As expected, German Chancellor Angela Merkel found the right words, saying: "I commemorate the 60 million people who lost their lives because of this war unleashed by Germany. There are no words that can come close to describing the suffering of this war and the Holocaust. I bow before the victims."
But her mention at another point in her speech of the plight of the millions of Germans expelled from what is today Poland and the Czech Republic after the war was inappropriate given the occasion, said one commentator.
Center-right Frankfurter Allgemeine Zeitung writes:
"The 20 government leaders who came to Poland to share in its remembrance of this darkest hour of its history experienced a history lesson with a clash of views between Polish President Lech Kaczynski and Russian Prime Minister Putin regarding Versailles and Russia's 'stab in the back.' The German chancellor did well to stay out of this debate. Her unqualified acknowledgment of Germany's responsibility for the unspeakable atrocities of the Nazi tyranny and her recognition of Poland's exceptional suffering allowed her to put in a word for the expellees at this place of remembrance for Poland's heroes."
Center-left Süddeutsche Zeitung writes:
"Nothing the Nazis did in the West came close to the war of extermination they waged in the East. The German occupiers shot dead Polish teachers and plundered Ukrainian museums and planned a gigantic colonial empire in which Slavic helots were to serve German masters. The Soviet Union lost 25 million people in World War II, 70,000 towns, settlements, villages were destroyed. In Belarus alone around a quarter of the population died.
"The figures would have been lower if the Nazi terror had not been accompanied by the Red terror, the deportations of entire ethnic groups, the political paranoia, the denunciations."
In Russia, the memory of the victory over Nazi Germany "has recently served as a basis for praising strong government and criticizing the eternally morally unreliable West. Russian state television has even been trying to blame Poland for the outbreak of the war. And for years there's been a growing sentimental ignorance in which Stalinism is regarded as a feelgood dictatorship free of gulags."

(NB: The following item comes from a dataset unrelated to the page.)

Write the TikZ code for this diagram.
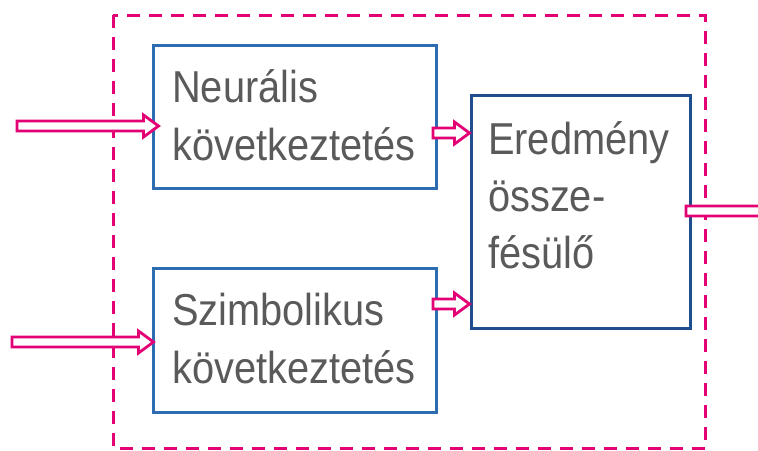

"But Moscow's complaint that the West has not sufficiently honored the Soviet contribution to overcoming the Nazi regime is justified... Barack Obama showed an astonishing lack of instinct when he dispatched no one more senior than his National Security Advisor to the ceremony in Gdansk commemorating the 70th anniversary of the outbreak of war."
"But this day wasn't about America, and it wasn't even about Germany. The most recent dispute about the origins of the war and the blame for it left the country that started the disaster remarkably untouched. Germany, after a major reconciliation effort in which it declared its moral bankruptcy, has returned to the group of civilized nations and was rewarded with prosperity. It hasn't been so easy for its former victims in the East."
"Russian Prime Minister Vladimir Putin found conciliatory words in Gdansk and had already condemned the Molotov-Ribbentrop pact on Monday. If a joint commission of Russian and Polish historians is really set up to investigate the massacre of tens of thousands of Polish soldiers in Katyn forest, if the archives in Moscow and Warsaw are opened, those would be the right steps.
"In the east of Europe, history is more virulent than in most other places. It is part of everyday politics, like the dispute over pipelines and renegade republics. The enforced loyality has vanished and the new alliances are still untested.
"But the conflict surrounding the appalling, highly complex and therefore so very European history of this region, where the heroes of some are traitors to others, can be overcome. The reconciliation between Germany and France could serve as a guide. It succeeded after just 100 years of enmity."
Left-wing Berliner Zeitung writes:
"German Chancellor Angela Merkel found the right words. She said: 'German started World WarII. We brought immeasurable suffering to the world.' It was the German government leader's first appearance at a memorial ceremony to mark Sept. 1 in Poland. It was the first such invitation Warsaw has ever extended to a German chancellor. Even the veterans who served on the Schleswig-Holstein which fired the first shots of the war had been invited. That says a lot about the quality of the German-Polish relationship in 2009. It's not good, but it's significantly better than could be expected. Merkel is seen as a partner, not as the leader of a country that started the war."
"Relations between Germany and Poland aren't as close as the ties that have grown between Germany and France since World War II. But the pragmatic relationship that has been cemented especially since Poland's accession to the EU marks an immense improvement compared with the past."
"By inviting the chancellor, the Polish government made a gesture that shouldn't be underestimated, it was an important contribution to improving ties with its larger neighbor even further."
"Before her trip to Gdansk she gave a television interview in which she acknowledged Germany's guilt for the world war but also added: 'Nevertheless the expulsion of well over 12 million people from the territories of the former Germany and today's Poland is of course an injustice and that too must be said.'"
"Merkel is right of course. But an injustice remains an injustice even when one doesn't refer to it for once. Merkel's reference to the expellee issue, which she luckily didn't repeat so clearly in her speech at the official memorial ceremony in Gdansk, was inappropriate. There is no more sensitive or emotive issue than this for Poles. As a German one should understand this -- and keep quiet at times.
"Chancellor Merkel wasn't motivated by a lack of historical awareness. She certainly doesn't suffer from that. It's the election campaign in Germany that made her say it. The expellees are an important group of voters for the conservatives. Wooing them is one of the foremost duties of a conservative government leader who wants to be re-elected."
"Merkel found the right words yesterday but uttered some of them at the wrong time."
Left-wing Die Tageszeitung writes:
"Putin's visit and his moderate tone in and towards Poland came as a surprise. The former Kremlin leader's visit brought movement into the rigid interpretation of history. That won't automatically improve relations with Warsaw. But Putin has at least opened a window for the debate about the war."
Conservative Die Welt writes:
"At least Vladimir Putin conceded that there are 'good reasons' to condemn the Hitler-Stalin pact, and he didn't deny the murder of 15,000 Polish officers in Katyn. But the 'new pragmatism' between Poland and Russia that Putin called for can only truly happen when the Russian leadership no longer puts a taboo on the full extent of the crimes of the Soviet Union and its temporary complicity with Hitler."